Nach dem OLG Köln sprechen die Gesamtumstände vielmehr dafür, dass die auf Papier gefertigten Testamente Tage nach dem Tod des Erblassers nur deshalb auf dem besagten Schreibtisch vorgefunden wurden, weil Testamente üblicherweise an einem (Schreib-)Tisch geschrieben und dort auch vorübergehend abgelegt werden. Dass die Testamente auf dem Schreibtisch lagen, dürfe daher entweder auf einem Zufall beruhen. Oder weil der Erblasser wollte, dass die Testamente auf Papier auch gefunden werden. Denn er habe davon ausgehen müssen, dass ein etwaiges „Arrangement“ aller Testamente auf dem Schreibtisch jederzeit ‒ sei es durch einen Windstoß bei Durchzug in der Wohnung oder das bloße Aufnehmen und Lesen durch irgendeine Person ‒ hätte zerstört werden können.

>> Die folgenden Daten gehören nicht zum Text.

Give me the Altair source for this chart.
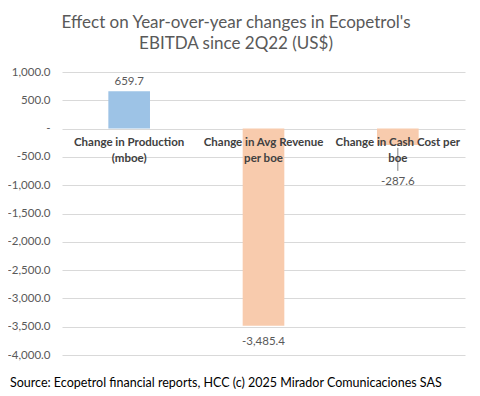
import altair as alt
import pandas as pd

categories = ["Change in Production\n(mboe)", "Change in Avg Revenue\nper boe", "Change in Cash Cost per\nboe"]
values = [659.7, -3485.4, -287.6]
y_ticks = [1000, 500, 0, -500, -1000, -1500, -2000, -2500, -3000, -3500, -4000]
title_lines = ["Effect on Year-over-year changes in Ecopetrol's", "EBITDA since 2Q22 (US$)"]
footer = "Source: Ecopetrol financial reports, HCC (c) 2025 Mirador Comunicaciones SAS"

FONT = "Lato"
df = pd.DataFrame({"category": categories, "value": values})

x = alt.X("category:N", sort=categories, axis=None,
          scale=alt.Scale(paddingInner=0.69, paddingOuter=0.345))
y = alt.Y("value:Q", title=None,
          scale=alt.Scale(domain=[-4000, 1000], nice=False, zero=False),
          axis=alt.Axis(values=y_ticks, grid=True, gridColor="#d9d9d9", gridWidth=1,
                        domain=False, ticks=False, labelPadding=12, labelOverlap=False,
                        tickCount=len(y_ticks),
                        labelFont=FONT, labelFontSize=11.5, labelColor="#595959",
                        labelExpr="datum.value == 0 ? '-' : replace(format(datum.value, ',.1f'), '\u2212', '-')"))

base = alt.Chart(df).transform_calculate(
    label="replace(format(datum.value, ',.1f'), '\u2212', '-')"
)

bars = base.mark_bar().encode(
    x=x, y=y, y2=alt.datum(0),
    color=alt.condition("datum.value > 0", alt.value("#9DC3E6"), alt.value("#F8CBAD")),
)

txt = dict(font=FONT, fontSize=11.5, color="#595959")
pos_labels = base.transform_filter("datum.value > 0").mark_text(baseline="bottom", dy=-4, **txt).encode(
    x=x, y=y, text="label:N")
big_neg = base.transform_filter("datum.value < -1000").mark_text(baseline="top", dy=10, **txt).encode(
    x=x, y=y, text="label:N")
small_neg = base.transform_filter("datum.value < 0 && datum.value >= -1000").mark_text(
    baseline="middle", dy=37, **txt).encode(x=x, y=y, text="label:N")
leader = base.transform_filter("datum.value < 0 && datum.value >= -1000").mark_rule(
    color="#7f7f7f", strokeWidth=1, yOffset=3, y2Offset=26).encode(
    x=x, y=y, y2="value:Q")

cat_labels = base.mark_text(baseline="top", dy=8, lineBreak="\n", lineHeight=16,
                            font=FONT, fontSize=11.5, fontWeight="bold", color="#404040").encode(
    x=x, y=alt.datum(0), text="category:N")

foot = alt.Chart(pd.DataFrame({"t": [footer]})).mark_text(
    align="left", baseline="middle", font=FONT, fontSize=12.5, color="#000000").encode(
    x=alt.value(-52), y=alt.value(311), text="t:N")

chart = alt.layer(bars, leader, pos_labels, big_neg, small_neg, cat_labels, foot).properties(
    width=403, height=283,
    autosize=alt.AutoSizeParams(type="none"),
    padding={"left": 54, "top": 64, "right": 5, "bottom": 36},
    title=alt.TitleParams(text=title_lines, font=FONT, fontSize=17, fontWeight="normal",
                          color="#595959", anchor="middle", frame="bounds", lineHeight=21, offset=13),
).configure_view(stroke=None)

chart.save("out.html", embed_options={"renderer": "svg", "actions": False})
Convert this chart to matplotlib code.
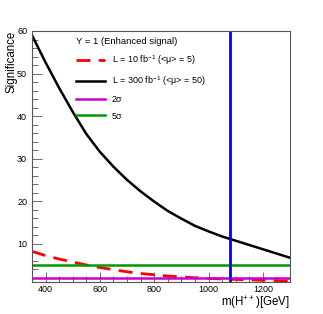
import matplotlib
matplotlib.use("Agg")
import matplotlib.pyplot as plt
from matplotlib.ticker import MultipleLocator

plt.rcParams['font.family'] = ['Liberation Sans', 'DejaVu Sans']
plt.rcParams['mathtext.fontset'] = 'custom'
plt.rcParams['mathtext.rm'] = 'Liberation Sans'
plt.rcParams['mathtext.it'] = 'Liberation Sans:italic'
plt.rcParams['mathtext.default'] = 'regular'

# Data
mass = [350, 400, 450, 500, 550, 600, 650, 700, 750, 800, 850, 900, 950,
        1000, 1050, 1100, 1150, 1200, 1250, 1300]
sig_300 = [59.0, 52.6, 46.6, 41.0, 35.8, 31.6, 28.1, 25.0, 22.3, 19.9, 17.7,
           15.9, 14.2, 12.9, 11.7, 10.7, 9.7, 8.7, 7.7, 6.7]
sig_10 = [8.2, 7.2, 6.4, 5.7, 5.0, 4.4, 3.9, 3.4, 3.0, 2.7, 2.4, 2.2, 2.0,
          1.85, 1.7, 1.6, 1.5, 1.4, 1.3, 1.2]
two_sigma = 2.0
five_sigma = 5.0
mass_cut = 1080
xlim = (350, 1300)
ylim = (1, 60)

fig = plt.figure(figsize=(3.23, 3.14), dpi=100)
ax = fig.add_axes([32/323, 1-282/314, (290-32)/323, (282-31)/314])

ax.plot(mass, sig_10, color='red', lw=2, dashes=(5, 3), label='L = 10 fb$^{-1}$ (<μ> = 5)')
ax.plot(mass, sig_300, color='black', lw=1.8, label='L = 300 fb$^{-1}$ (<μ> = 50)')
ax.axhline(two_sigma, color='#cc00cc', lw=1.8, label='2σ')
ax.axhline(five_sigma, color='#009900', lw=1.8, label='5σ')
ax.axvline(mass_cut, color='blue', lw=2)

ax.set_xlim(*xlim)
ax.set_ylim(*ylim)
ax.xaxis.set_major_locator(MultipleLocator(200))
ax.xaxis.set_minor_locator(MultipleLocator(50))
ax.yaxis.set_major_locator(MultipleLocator(10))
ax.yaxis.set_minor_locator(MultipleLocator(2))
ax.tick_params(which='both', direction='in', top=False, right=False, labelsize=6.5,
               width=0.6, colors='#555555', labelcolor='black')
ax.tick_params(which='major', length=7)
ax.tick_params(which='minor', length=4)
ax.tick_params(axis='x', pad=2.5)
ax.set_yticks([10, 20, 30, 40, 50, 60])
for s in ax.spines.values():
    s.set_linewidth(0.8)
    s.set_color('#555555')

leg = ax.legend(loc='upper left', bbox_to_anchor=(0.145, 1.0), frameon=False, fontsize=6.5,
                title='Y = 1 (Enhanced signal)', title_fontsize=6.8, handlelength=3.2,
                labelspacing=0.8, handletextpad=0.8, borderaxespad=0.3)
leg._legend_box.align = 'left'

fig.text(12/323, 1-31/314, 'Significance', rotation=90, ha='center', va='top', fontsize=8.3)
fig.text(290/323, 1-306/314, 'm(H$^{++}$)[GeV]', ha='right', va='baseline', fontsize=8.3)

fig.savefig('out.png', dpi=100)
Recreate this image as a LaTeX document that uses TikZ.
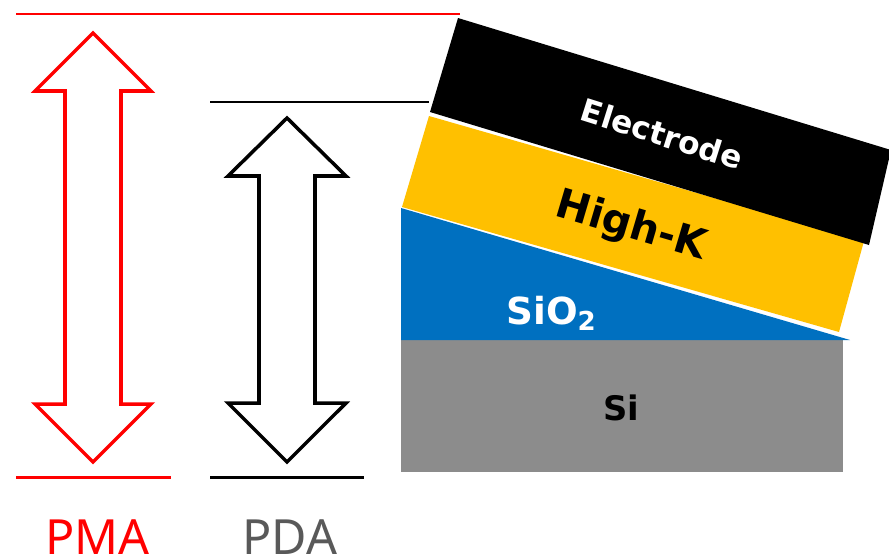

Der Erblasser habe auch nicht ahnen können, dass die Wohnung nach seinem Tod von einem Polizisten betreten und ihr Zustand (auch durch Fotos) dokumentiert würde.

 

Das OLG Köln stellt daher fest: Hätte der Erblasser das Tischtestament wirklich gewollt, hätte er nicht andere unterschriebene Schriftstücke neben den Text auf die Tischplatte gelegt ‒ sondern diesen Text unterschrieben.

Relevant für die Praxis

Besteht ein Testament aus mehreren Teilen ‒ sei es auf Papier oder auf einem anderen Material ‒ muss die Zusammengehörigkeit dieser Bestandteile zweifelsfrei vorliegen, um von einer Gesamturkunde ausgehen zu können.

 

Beachten Sie | Ein Testament auf einem ungewöhnlichen Material, wie hier auf einem Tisch, ist nicht per se unwirksam. Vielmehr wäre das Tischtestament hier wirksam geworden, wenn der Erblasser es unterzeichnet hätte. Gleichwohl ist Mandanten eher davon abzuraten, bei der Wahl des Materials für eine letztwillige Verfügung zu experimentieren. Zudem müssen Testamente bei Gericht eröffnet und auch aufbewahrt werden können.

 

PRAXISTIPP | Bei mehrteiligen Testamenten sollte unbedingt darauf geachtet werden, dass schon nach dem äußeren Erscheinungsbild der inhaltliche Zusammenhang zweifelsfrei erkennbar wird, z. B. durch Nummerierungen, fortlaufenden Text, gleichförmige Schrift und gleiches Schreibmaterial.